## Work to complete
Give back the full material, exactly as it reads.

(Records from a collection)

---

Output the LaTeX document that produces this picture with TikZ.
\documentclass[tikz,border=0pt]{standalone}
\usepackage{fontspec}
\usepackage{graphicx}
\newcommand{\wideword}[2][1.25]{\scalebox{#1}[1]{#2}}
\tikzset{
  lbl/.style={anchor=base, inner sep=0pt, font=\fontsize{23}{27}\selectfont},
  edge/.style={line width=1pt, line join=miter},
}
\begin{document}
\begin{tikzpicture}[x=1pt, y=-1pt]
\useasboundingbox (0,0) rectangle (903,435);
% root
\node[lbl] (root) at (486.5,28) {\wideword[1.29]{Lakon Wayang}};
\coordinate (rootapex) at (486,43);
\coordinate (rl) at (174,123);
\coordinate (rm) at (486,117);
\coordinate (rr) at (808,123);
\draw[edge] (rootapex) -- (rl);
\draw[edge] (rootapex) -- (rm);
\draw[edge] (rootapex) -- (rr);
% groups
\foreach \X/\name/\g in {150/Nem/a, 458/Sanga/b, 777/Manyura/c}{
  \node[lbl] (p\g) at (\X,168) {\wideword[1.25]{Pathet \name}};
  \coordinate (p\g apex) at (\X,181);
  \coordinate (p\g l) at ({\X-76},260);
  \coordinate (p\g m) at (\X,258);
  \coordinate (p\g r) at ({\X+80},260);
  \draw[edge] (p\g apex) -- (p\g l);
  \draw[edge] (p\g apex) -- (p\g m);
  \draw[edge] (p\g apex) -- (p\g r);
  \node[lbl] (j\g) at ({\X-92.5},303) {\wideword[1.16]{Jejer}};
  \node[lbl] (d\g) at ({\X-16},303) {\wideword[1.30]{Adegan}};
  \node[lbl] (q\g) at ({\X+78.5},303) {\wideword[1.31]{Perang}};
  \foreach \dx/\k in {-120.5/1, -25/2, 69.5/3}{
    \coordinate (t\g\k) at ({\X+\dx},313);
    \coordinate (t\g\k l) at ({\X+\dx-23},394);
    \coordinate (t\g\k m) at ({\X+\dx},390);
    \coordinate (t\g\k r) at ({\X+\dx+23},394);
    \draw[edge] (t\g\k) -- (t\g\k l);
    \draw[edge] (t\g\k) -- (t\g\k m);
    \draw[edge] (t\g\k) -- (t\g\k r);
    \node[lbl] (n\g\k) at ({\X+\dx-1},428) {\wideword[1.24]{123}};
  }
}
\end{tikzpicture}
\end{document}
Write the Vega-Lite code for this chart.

---

## Result of this task
Output the LaTeX document that produces this picture with TikZ.
\documentclass[tikz,border=0pt]{standalone}
\usepackage{fontspec}
\usepackage{graphicx}
\newcommand{\wideword}[2][1.25]{\scalebox{#1}[1]{#2}}
\tikzset{
  lbl/.style={anchor=base, inner sep=0pt, font=\fontsize{23}{27}\selectfont},
  edge/.style={line width=1pt, line join=miter},
}
\begin{document}
\begin{tikzpicture}[x=1pt, y=-1pt]
\useasboundingbox (0,0) rectangle (903,435);
% root
\node[lbl] (root) at (486.5,28) {\wideword[1.29]{Lakon Wayang}};
\coordinate (rootapex) at (486,43);
\coordinate (rl) at (174,123);
\coordinate (rm) at (486,117);
\coordinate (rr) at (808,123);
\draw[edge] (rootapex) -- (rl);
\draw[edge] (rootapex) -- (rm);
\draw[edge] (rootapex) -- (rr);
% groups
\foreach \X/\name/\g in {150/Nem/a, 458/Sanga/b, 777/Manyura/c}{
  \node[lbl] (p\g) at (\X,168) {\wideword[1.25]{Pathet \name}};
  \coordinate (p\g apex) at (\X,181);
  \coordinate (p\g l) at ({\X-76},260);
  \coordinate (p\g m) at (\X,258);
  \coordinate (p\g r) at ({\X+80},260);
  \draw[edge] (p\g apex) -- (p\g l);
  \draw[edge] (p\g apex) -- (p\g m);
  \draw[edge] (p\g apex) -- (p\g r);
  \node[lbl] (j\g) at ({\X-92.5},303) {\wideword[1.16]{Jejer}};
  \node[lbl] (d\g) at ({\X-16},303) {\wideword[1.30]{Adegan}};
  \node[lbl] (q\g) at ({\X+78.5},303) {\wideword[1.31]{Perang}};
  \foreach \dx/\k in {-120.5/1, -25/2, 69.5/3}{
    \coordinate (t\g\k) at ({\X+\dx},313);
    \coordinate (t\g\k l) at ({\X+\dx-23},394);
    \coordinate (t\g\k m) at ({\X+\dx},390);
    \coordinate (t\g\k r) at ({\X+\dx+23},394);
    \draw[edge] (t\g\k) -- (t\g\k l);
    \draw[edge] (t\g\k) -- (t\g\k m);
    \draw[edge] (t\g\k) -- (t\g\k r);
    \node[lbl] (n\g\k) at ({\X+\dx-1},428) {\wideword[1.24]{123}};
  }
}
\end{tikzpicture}
\end{document}
Write the Vega-Lite code for this chart.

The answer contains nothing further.